The very first novel in the hugely popular sci-fi universe of Firefly, called Firefly: Big Damn Heroes written by James Lovegrove with Joss Whedon as consulting editor, was released this month. This anticipated novel brings us Browncoats (Firefly’s cult fanbase) back into the world of Firefly and dives into the events that take place before the iconic classic television show. Since new Firefly content has been gifted to us, I thought it would be great to dive back into the ‘verse to see what lessons Captain Reynolds and the crew of the Serenity can teach us.
What is there to say about Joss Whedon’s Firefly that hasn’t already been said? It’s Whedon’s “cowboys in space” series that met an unjust and early demise. There’s action, adventure, romance, spaceships, laser guns, and cows. Underneath all of the swashbuckling, science fiction, and bar fights, there’s a story of faith; or rather, faith that has been broken.
In the pilot episode entitled “Serenity,” our outlaw hero Malcolm Reynolds is seen in a flashback where he and his fellow rebel soldiers are fighting back against the Alliance in an attempt to secure the freedom of the outer planets of the ‘verse. His conviction allows him to fight for what he believes is right, even while facing down a more powerful and advanced foe. In this scene where gunfire, explosions, and even a shot down spacecraft fill the screen, there is a subtle, quick, blink-and-you’ll-miss-it shot of Malcolm kissing a gold cross which hangs around his neck.
He knows his faith will ensure he and the crew will come out victorious. However, the might of the Alliance forces overpowers the rebel soldiers and they overtaken. His men are shot down around him and our hero is left with a look of disbelief. This is the look of faith that has been broken. As the series progresses, our hero is a man who no longer holds onto faith, but does things his own way by his own will. Guided by a sense of morality (aside from the occasionally kicking men into a spaceship’s propulsion engine), he travels the cosmos existing with no direction, no goal, but to survive and keep flying. It’s not until much later in the subsequent movie that his belief is restored and the revelation of his ultimate direction is understood.
It’s a familiar tale—where one can suffer such great loss that the faith they once stood upon allowing them to face giants crumbles beneath their feet. Joy is replaced by pain. Faith is replaced by hopelessness. We can all relate to some traumatic event(s) in our lives which lead us to question our belief and faith. “Why God?” This is a common question when such traumatic events flood our lives like an unexpected storm. “Why suffer so much pain? What is the purpose? Why God?”

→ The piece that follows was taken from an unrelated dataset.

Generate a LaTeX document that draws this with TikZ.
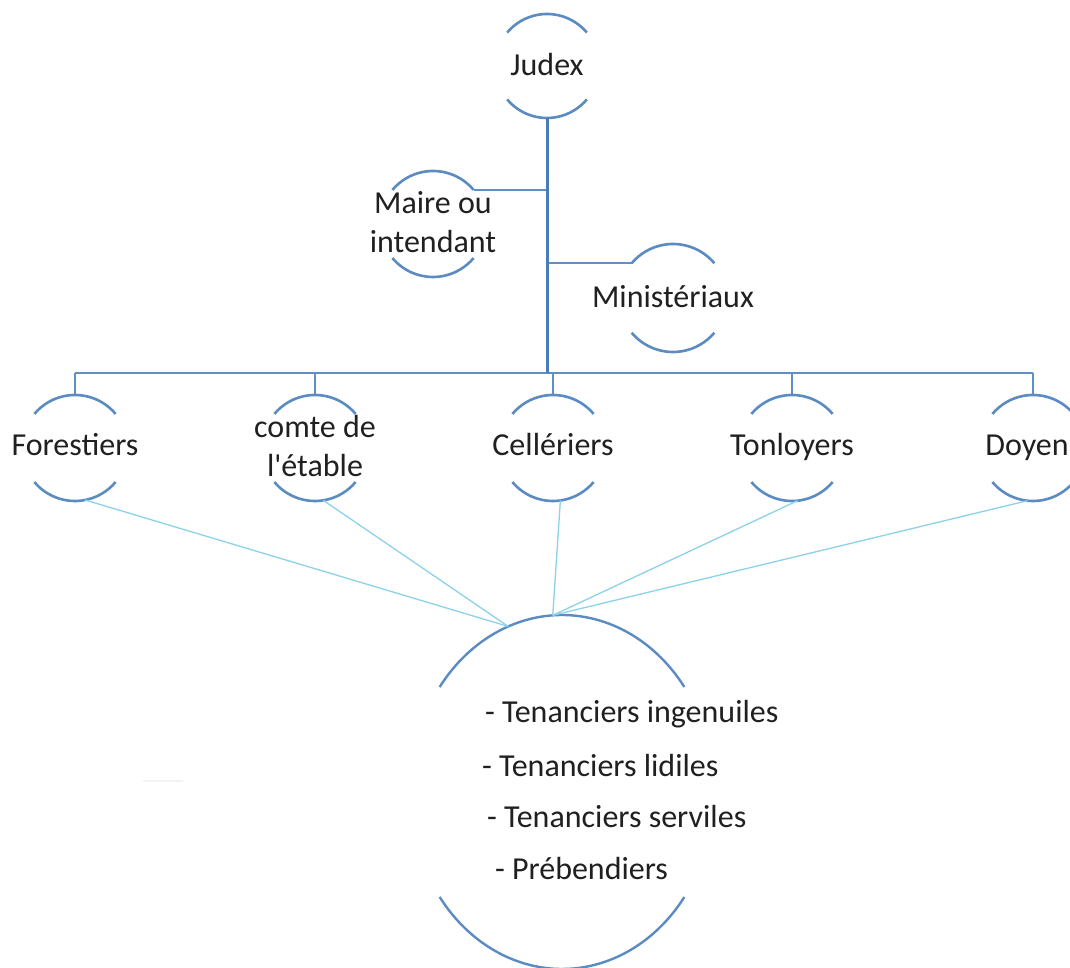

As Christians, we are called and challenged to be Christ-like. We attend Bible studies and discipleship classes to learn and grow in order to mirror the character traits of Christ Jesus. And like Christ, we will not avoid our share of pain and trauma. In 1 Peter 2:21, it is said “For to this you have been called, because Christ also suffered for you, leaving you an example, so that you might follow in his steps.” It’s unavoidable. We are called to pick up our own Cross and follow Him, which was not a pleasant experience (see Matthew 16:24). But there is hope. Unlike Malcolm Reynolds who flies through the cosmos with no direction or purpose but to survive, we find hope in the promises of God. We find a purpose not to just survive, but to live; and not just to live, but to live more abundantly with everlasting life. In John 10:10, Jesus says “The thief comes to steal, kill, and destroy: but I come to bring life and that you may have it more abundantly.”
Now, that’s a reason to “Keep Flyin’.”